Distinguimos dois tipos de caudilhismo: o progressista (liberal) e o conservador. O primeiro apoiava-se no movimento popular, ao qual fazia algumas concessões, garantindo o domínio das novas classes proprietárias sobre as oligarquias tradicionais e propiciando uma modernização econômica em proveito das elites e do capital estrangeiro. O de tipo conservador, apoiado nos setores tradicionais (Igreja, Exército) reprimia qualquer avanço social das massas, tendo como objetivo a manutenção das estruturas econômicas tradicionais. Na América, e em particular no México e na Argentina, alternaram-se essas formas de caudilhismo ao longo do século XIX.

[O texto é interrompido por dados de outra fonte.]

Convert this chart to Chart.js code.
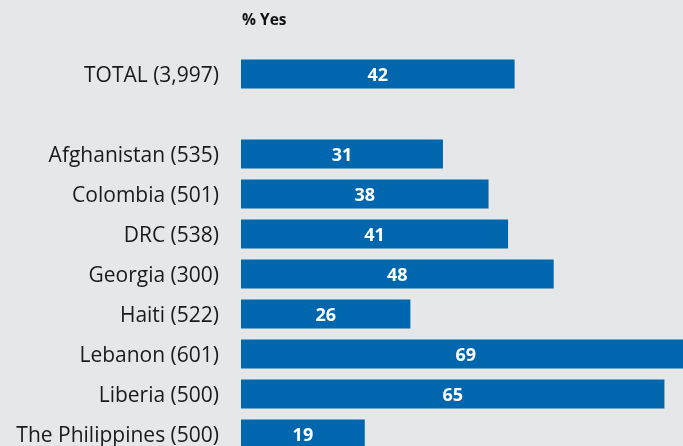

Na ausência da dominação absoluta de uma classe social homogênea sobre toda a Nação, indivíduos ligados a interesses regionais ou locais ganhavam proeminência política e, contando com apoio popular e de forças militares - e muitas vezes com auxílio estrangeiro -, impunham o seu domínio sobre a sociedade. Em uma descrição algo romântica - bem de acordo com o pensamento dominantes durante a maior parte do século XIX -, podemos dizer que "o caudilho possuía o dom natural de escravizar a vontade de outros homens e de arrastá-los consigo - à rebelião, à batalha ou mesmo sobre um abismo. Ganhava a afeição de grandes massas e as convertia no seu povo. Detém a confiança desse povo; torna-se o símbolo do seu prestígio, encarna a personalidade da Nação [...] Agindo em nome do povo e afirmando reunir os interesses deste, justificava a sua ditadura". (DOZER, D. M. América Latina - Uma perspectiva histórica. Globo/EDUSP: Porto Alegre, 1966. p. 245)

Entretanto, a presença eventual das massas populares não modificava o caráter essencial do caudilhismo, que, na realidade, pouco tinha a ver com os interesses do povo. Este apoiava os líderes carismáticos, devido à falta de organizações populares autênticas; enfim, as massas despolitizadas apoiariam todo aquele que lhes acenasse com melhores condições de vida ou reforma agrária. Caudilhos ilustres foram os líderes da Independência, como Bolívar e Sucre; Santa Ana, o poder por trás do poder, no México; Benito Juárez e Porfírio Díaz, também no México; o argentino Rosas e o reformador José Artigas, no Uruguai.


O porfiriato, Juan O' Gorman

O caudilhismo opunha-se aos princípios liberais do século XIX, na medida em que era fortemente centralista e intervencionista, discriminava o povo das decisões políticas e pairava acima das instituições jurídicas e políticas. Não criou condições para que as massas populares se organizassem independentemente. O caudilhismo foi o instrumento político que serviu para perpetuação do domínio das oligarquias agrárias. Até quando?

AQUINO, Rubim Santos Leão de et al. História das sociedades americanas. Rio de Janeiro: Ao Livro Técnico, 1990. p. 200-202.